= Clarence W. Spangenberger =

Clarence W. Spangenberger (December 9, 1905 - October 21, 2008) was the last president of the Cornell Steamboat Company, whose more than sixty vessels made it the largest tugboat company in the United States.

==Early life and education==
Spangenberger was born in Kingston, New York, on December 9, 1905. His parents both earned their incomes serving the shipyard workers and boatmen in Rondout, New York, with his mother selling bread and his father working as a barber.
Spangenberger graduated from New York University, majoring in business.

==Career==
He first worked as a sales representative for the Standard Oil Company, before being hired in 1933 by the Cornell Steamboat Company, a firm whose history dated back to 1847. He started in the accounts-receivable department and later supervised the firm's engineers, firemen and oilers.

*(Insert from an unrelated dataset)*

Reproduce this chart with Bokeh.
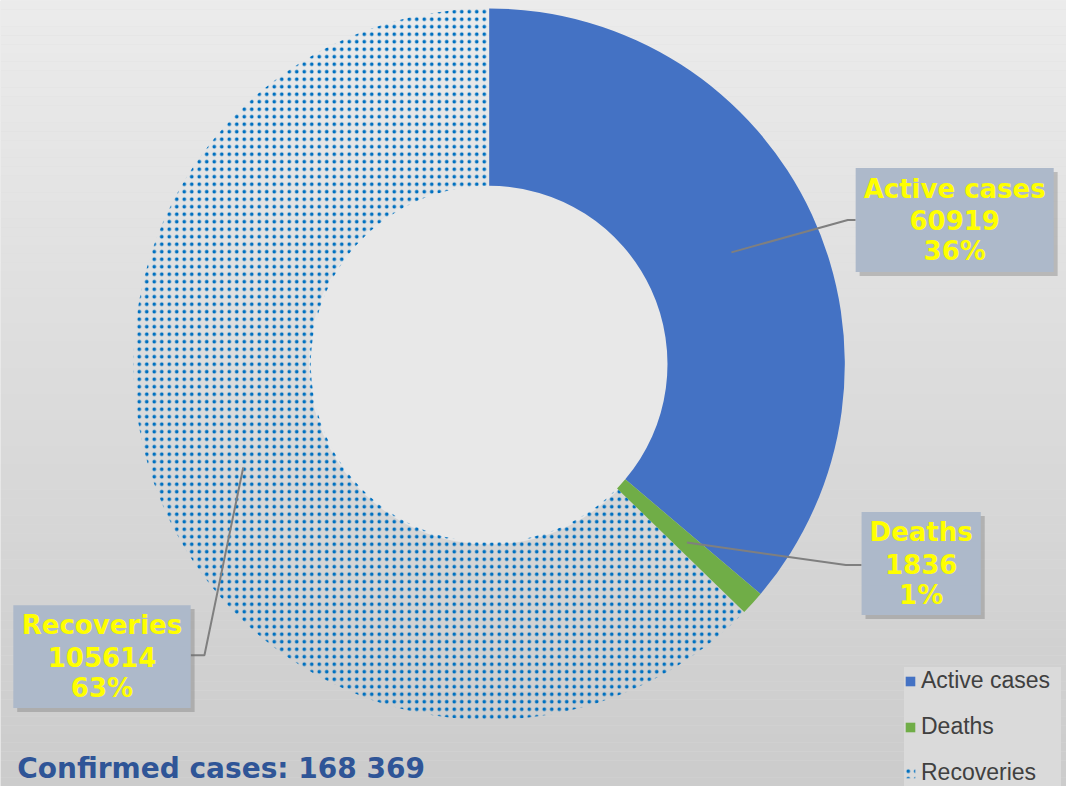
from bokeh.plotting import figure
from bokeh.models import ColumnDataSource, Legend, LegendItem
from bokeh.core.properties import value
from bokeh.embed import file_html
from bokeh.resources import INLINE
import numpy as np

# ---------------- data ----------------
categories = ["Active cases", "Deaths", "Recoveries"]
counts = [60919, 1836, 105614]
percent_labels = ["36%", "1%", "63%"]
total_label = "Confirmed cases: 168 369"

# ---------------- style / layout ----------------
slice_colors = ["#4472C4", "#70AD47", "#0070C0"]
slice_alpha = [1.0, 1.0, 0.0]
slice_hatch = [" ", " ", "."]

W, H = 1082, 802            # reference picture size (data units = reference px)
cx, cy = 496, H - 371       # donut centre
r_out, r_in = 361, 181

# label boxes (left, right, top, bottom in reference px) and leader elbows
box_left = [868, 874, 13]
box_right = [1069, 995, 193]
box_top = [171, 522, 617]
box_bottom = [277, 627, 722]
elbow_x = [860, 858, 207]
elbow_y = [224, 576, 668]
edge_x = [868, 874, 193]

# ---------------- computations ----------------
vals = np.array(counts, dtype=float)
frac = vals / vals.sum()
cum = np.concatenate([[0], np.cumsum(frac)])
start = np.pi / 2 - cum[:-1] * 2 * np.pi
end = np.pi / 2 - cum[1:] * 2 * np.pi
mid = (start + end) / 2
r_mid = (r_in + r_out) / 2
anchor_x = cx + r_mid * np.cos(mid)
anchor_y = cy + r_mid * np.sin(mid)

p = figure(width=W - 16, height=H - 16, x_range=(0, W), y_range=(0, H),
           output_backend="svg", toolbar_location=None, min_border=0)
p.axis.visible = False
p.grid.visible = False
p.outline_line_color = None
p.background_fill_color = "#dcdcdc"
p.border_fill_color = "#dcdcdc"

# background gradient (top light -> bottom darker)
n = 90
edges = np.linspace(0, H, n + 1)
tops = H - edges[:-1]
bots = H - edges[1:]
t = (edges[:-1] + edges[1:]) / 2 / H
g = (236 - 32 * t).astype(int)
band_colors = ["#%02x%02x%02x" % (v, v, v) for v in g]
p.quad(left=0, right=W, top=tops, bottom=bots, fill_color=band_colors, line_color=None)

# light hole
p.circle(x=[cx], y=[cy], radius=r_in + 2, fill_color="#e8e8e8", line_color=None)

src = ColumnDataSource(dict(cat=categories, start=start, end=end, color=slice_colors,
                            alpha=slice_alpha, hatch=slice_hatch))
wedges = p.annular_wedge(x=cx, y=cy, inner_radius=r_in, outer_radius=r_out,
                         start_angle="start", end_angle="end", direction="clock",
                         fill_color="color", fill_alpha="alpha", line_color=None,
                         hatch_pattern="hatch", hatch_color="#0070C0",
                         hatch_scale=7.5, hatch_weight=2, source=src)

# leader lines
xs = [[anchor_x[i], elbow_x[i], edge_x[i]] for i in range(3)]
ys = [[anchor_y[i], H - elbow_y[i], H - elbow_y[i]] for i in range(3)]
p.multi_line(xs=xs, ys=ys, line_color="#7f7f7f", line_width=2)

# label boxes with shadow
bl = np.array(box_left); br = np.array(box_right)
bt = H - np.array(box_top); bb = H - np.array(box_bottom)
p.quad(left=bl + 4, right=br + 4, top=bt - 4, bottom=bb - 4,
       fill_color="#6e6e6e", fill_alpha=0.35, line_color=None)
p.quad(left=bl, right=br, top=bt, bottom=bb, fill_color="#adb9ca", line_color=None)

tx, ty, tt = [], [], []
for i in range(3):
    xc = (bl[i] + br[i]) / 2
    yc = (bt[i] + bb[i]) / 2
    for k, s in enumerate([categories[i], f"{counts[i]}", percent_labels[i]]):
        tx.append(xc); ty.append(yc + 32 - 32 * k); tt.append(s)
p.text(x=tx, y=ty, text=tt, text_color="#FFFF00", text_font=value("DejaVu Sans"),
       text_font_style="bold", text_font_size="26px", text_align="center",
       text_baseline="middle")

# total
p.text(x=[17], y=[H - 784], text=[total_label], text_color="#2F5597",
       text_font=value("DejaVu Sans"), text_font_style="bold", text_font_size="28px",
       text_align="left", text_baseline="middle")

legend = Legend(items=[LegendItem(label=categories[i], renderers=[wedges], index=i) for i in range(3)],
                location=(904, 0), orientation="vertical",
                label_text_font="Liberation Sans", label_text_font_size="23px",
                label_text_color="#404040", glyph_width=12, glyph_height=12,
                label_height=20, label_width=140, spacing=19, padding=6, margin=0,
                label_standoff=5,
                background_fill_color="#dadada", background_fill_alpha=1.0,
                border_line_color=None)
p.add_layout(legend, "center")

open("out.html", "w").write(file_html(p, INLINE))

Spangenberger pushed the firm's management to convert to oil power instead of steam. With the change, the company's tugboats could push twenty-one barges that were grouped three across, rather than having all twenty-one barges towed end-to-end. He was selected by the firm's trustees to become the head of Cornell in December 1954, at a time when trucks and railroads were changing the dynamics of the shipping business. His efforts to revive the company included dismissing hundreds of employees, all of whom he notified in person.

New York Trap Rock Corporation, a producer of crushed stone that was the business's largest customer, acquired Cornell in 1958, in a merger that combined two of the Hudson River Valley's oldest companies. The Cornell Steamboat Company name was retained and Spangenberger remained in charge of the towing division. Even with more powerful tugboats and other efficiencies, Cornell went out of business in 1963.

==Death==
He died at age 102 in Rhinebeck, New York, on October 21, 2008.